Oui, vont participer cette année des pays pour lesquels je n’avais pas eu d’informations auparavant : le Vanuatu, Brunei, et le Bhoutan. Il y aura des actions dans des pays comme le Soudan, l’Égypte, le Zimbabwe, le Burundi, la Tanzanie, où les possibilités d’actions sont extrêmement réduites et où la Journée correspond véritablement au seul moment d’action possible car elle dispose d’un cadre formel suffisamment officiel pour que les ambassades et les institutions alliées puissent apporter un soutien aux associations locales. Par exemple, en Somalie, la BBC avait réalisé pour IDAHOT un programme sur l’homosexualité, ce qui n’aurait pas été envisageable sans « l’excuse » que représente l’existence d’une Journée mondiale.
Va-t-il se passer des choses en Russie cette année ?
La situation est difficile avec la loi contre la soi-disant « propagande » de l’homosexualité. Les années passées, il se passait toujours beaucoup de choses pour la Journée mais je ne suis pas sûr que les associations puissent de nouveau déjouer la censure. L’année dernière, la police avait fait fermer la plupart des événements. Au niveau international, il y a une forte volonté d’aider les militants russes mais le verrouillage au niveau de l’Etat est très musclé.
Comment s’organise votre travail en tant qu’employé du Comité IDAHOT ?

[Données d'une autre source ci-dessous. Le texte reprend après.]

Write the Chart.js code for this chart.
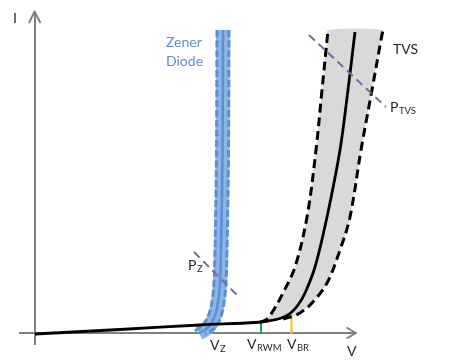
<!DOCTYPE html>
<html>
<head>
<meta charset="utf-8">
<script src="https://cdn.jsdelivr.net/npm/chart.js@4.4.0/dist/chart.umd.min.js"></script>
<style>
  html, body { margin: 0; padding: 0; background: #fff; }
  #wrap { width: 454px; height: 364px; }
</style>
</head>
<body>
<div id="wrap"><canvas id="ivChart" width="454" height="364"></canvas></div>
<script>
// I-V curves, in picture units (x to the right, y downwards)
const axisYx = [35, 35];
const axisYy = [345, 12];
const axisXx = [19, 356];
const axisXy = [333, 333];
const arrowYx = [29, 34.5, 40.5];
const arrowYy = [23, 11.5, 23];
const arrowXx = [346.5, 356, 346.5];
const arrowXy = [327.5, 333, 338.5];

// TVS / diode main curve
const mainX = [35, 120, 200, 255, 268, 280, 290, 298, 305, 315, 327, 340, 348, 355];
const mainY = [334, 329.5, 325, 322.5, 321, 318.5, 313.5, 305, 293, 267, 217, 150, 90, 32];
// TVS tolerance band edges
const tvsLoX = [260, 267, 273, 283, 295, 307, 316, 322, 327, 328];
const tvsLoY = [322.5, 319, 311, 293, 267, 217, 150, 90, 40, 30];
const tvsHiX = [283, 293, 300, 312, 327, 340, 350, 361, 372, 381, 383];
const tvsHiY = [319, 316, 313, 303, 283, 250, 217, 150, 90, 40, 30];

// Zener curve and its band edges
const zenerX = [223, 222.5, 221, 219.5, 216, 211, 205, 199];
const zenerY = [30, 150, 250, 290, 312, 324, 330, 333];
const zenerLoX = [217, 216.5, 215, 213.5, 210, 205, 199, 195];
const zenerLoY = [30, 150, 250, 290, 311, 322, 328, 331];
const zenerHiX = [229, 228.5, 227, 225.5, 222, 217, 211, 205];
const zenerHiY = [30, 150, 250, 290, 313, 325, 331, 334];

// power limit lines
const pzX = [194, 238];
const pzY = [252, 296];
const ptvsX = [309, 386];
const ptvsY = [35, 107];

// voltage marks
const vrwmX = [261, 261];
const vrwmY = [322, 333];
const vbrX = [291.5, 291.5];
const vbrY = [316, 333];

// text labels
const labelText = ['I', 'V', 'Zener', 'Diode', 'TVS', 'P', 'P', 'V', 'V', 'V'];
const labelSub  = ['', '', '', '', '', 'TVS', 'Z', 'Z', 'RWM', 'BR'];
const labelX    = [13, 347, 166, 166, 393, 390, 188, 210, 247, 287];
const labelY    = [23, 356, 47, 66, 54, 112, 270, 350, 349, 349];
const labelBlue = [false, false, true, true, false, false, false, false, false, false];

const pts = (xs, ys) => xs.map((x, i) => ({ x: x, y: ys[i] }));

function line(xs, ys, color, width, opts) {
    return Object.assign({
        data: pts(xs, ys),
        showLine: true,
        borderColor: color,
        borderWidth: width,
        pointRadius: 0,
        fill: false,
        tension: 0,
        borderCapStyle: 'butt',
        borderJoinStyle: 'round'
    }, opts || {});
}

// grey area closed between the two dashed TVS edges
const bandX = tvsLoX.concat(tvsHiX.slice().reverse());
const bandY = tvsLoY.concat(tvsHiY.slice().reverse());

const textPlugin = {
    id: 'ivLabels',
    afterDatasetsDraw(chart) {
        const ctx = chart.ctx;
        const sx = chart.scales.x, sy = chart.scales.y;
        ctx.save();
        ctx.textBaseline = 'alphabetic';
        ctx.textAlign = 'left';
        labelText.forEach((t, i) => {
            const px = sx.getPixelForValue(labelX[i]);
            const py = sy.getPixelForValue(labelY[i]);
            ctx.fillStyle = labelBlue[i] ? '#5b8fd6' : '#262626';
            ctx.font = '14px Lato';
            ctx.fillText(t, px, py);
            if (labelSub[i]) {
                const w = ctx.measureText(t).width;
                ctx.font = '9.5px Lato';
                ctx.fillText(labelSub[i], px + w + 0.5, py + 2);
            }
        });
        ctx.restore();
    }
};

new Chart(document.getElementById('ivChart'), {
    type: 'scatter',
    data: {
        datasets: [
            line(bandX, bandY, 'rgba(0,0,0,0)', 0, { fill: 'shape', backgroundColor: '#d9d9d9', tension: 0.25, order: 20 }),
            line(axisYx, axisYy, '#808080', 2, { order: 19 }),
            line(axisXx, axisXy, '#808080', 2, { order: 19 }),
            line(arrowYx, arrowYy, '#808080', 2, { order: 19 }),
            line(arrowXx, arrowXy, '#808080', 2, { order: 19 }),
            line(vrwmX, vrwmY, '#00b050', 2, { order: 18 }),
            line(vbrX, vbrY, '#ffc000', 2, { order: 18 }),
            line(zenerX, zenerY, '#8db4e2', 14, { tension: 0.35, order: 15 }),
            line(zenerX, zenerY, '#5b8fd6', 2.5, { tension: 0.35, order: 14 }),
            line(zenerLoX, zenerLoY, '#5b8fd6', 3, { tension: 0.35, borderDash: [7, 3], order: 14 }),
            line(zenerHiX, zenerHiY, '#5b8fd6', 3, { tension: 0.35, borderDash: [7, 3], order: 14 }),
            line(tvsLoX, tvsLoY, '#000000', 3, { tension: 0.35, borderDash: [9, 5], order: 12 }),
            line(tvsHiX, tvsHiY, '#000000', 3, { tension: 0.35, borderDash: [9, 5], order: 12 }),
            line(mainX, mainY, '#000000', 2.8, { tension: 0.3, order: 11 }),
            line(pzX, pzY, '#8064a2', 2, { borderDash: [8, 5], order: 5 }),
            line(ptvsX, ptvsY, '#8064a2', 2, { borderDash: [8, 5], order: 5 })
        ]
    },
    options: {
        responsive: false,
        animation: false,
        layout: { padding: 0 },
        plugins: {
            legend: { display: false },
            tooltip: { enabled: false },
            title: { display: false }
        },
        scales: {
            x: { type: 'linear', min: 0, max: 454, display: false },
            y: { type: 'linear', min: 0, max: 364, reverse: true, display: false }
        }
    },
    plugins: [textPlugin]
});
</script>
</body>
</html>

Mon rôle principal est d’écouter ce que font les militants, leur apporter des conseils directs, les orienter vers des ressources diverses, techniques et financières, et d’autres associations. Je mets les gens en relation les uns avec les autres, notamment quand des personnes ont envie de faire des choses similaires. Je documente ce que font les activistes et je crée une base de données d’actions possibles, de méthodes. On a aussi un groupe sur le net dans lequel il y a 1.300 membres : c’est une communauté de militants, d’activistes, qui échangent toute l’année pour avoir des tuyaux, des ressources. Par ailleurs, nous commençons à développer des formations pour aider les organisations locales à mener des campagnes publiques, même au-delà d’IDAHOT. Nous cherchons, avec d’autres réseaux internationaux LGBT, à établir un espace de dialogue permanent qui permettrait aux associations de se nourrir des expériences de chacun. La coalition irlandaise avait établi ce genre de consultation avant le référendum sur le mariage, ce qui a notamment contribué à leur éclatante victoire en mai dernier. Nous cherchons à pérenniser ce type de concertation.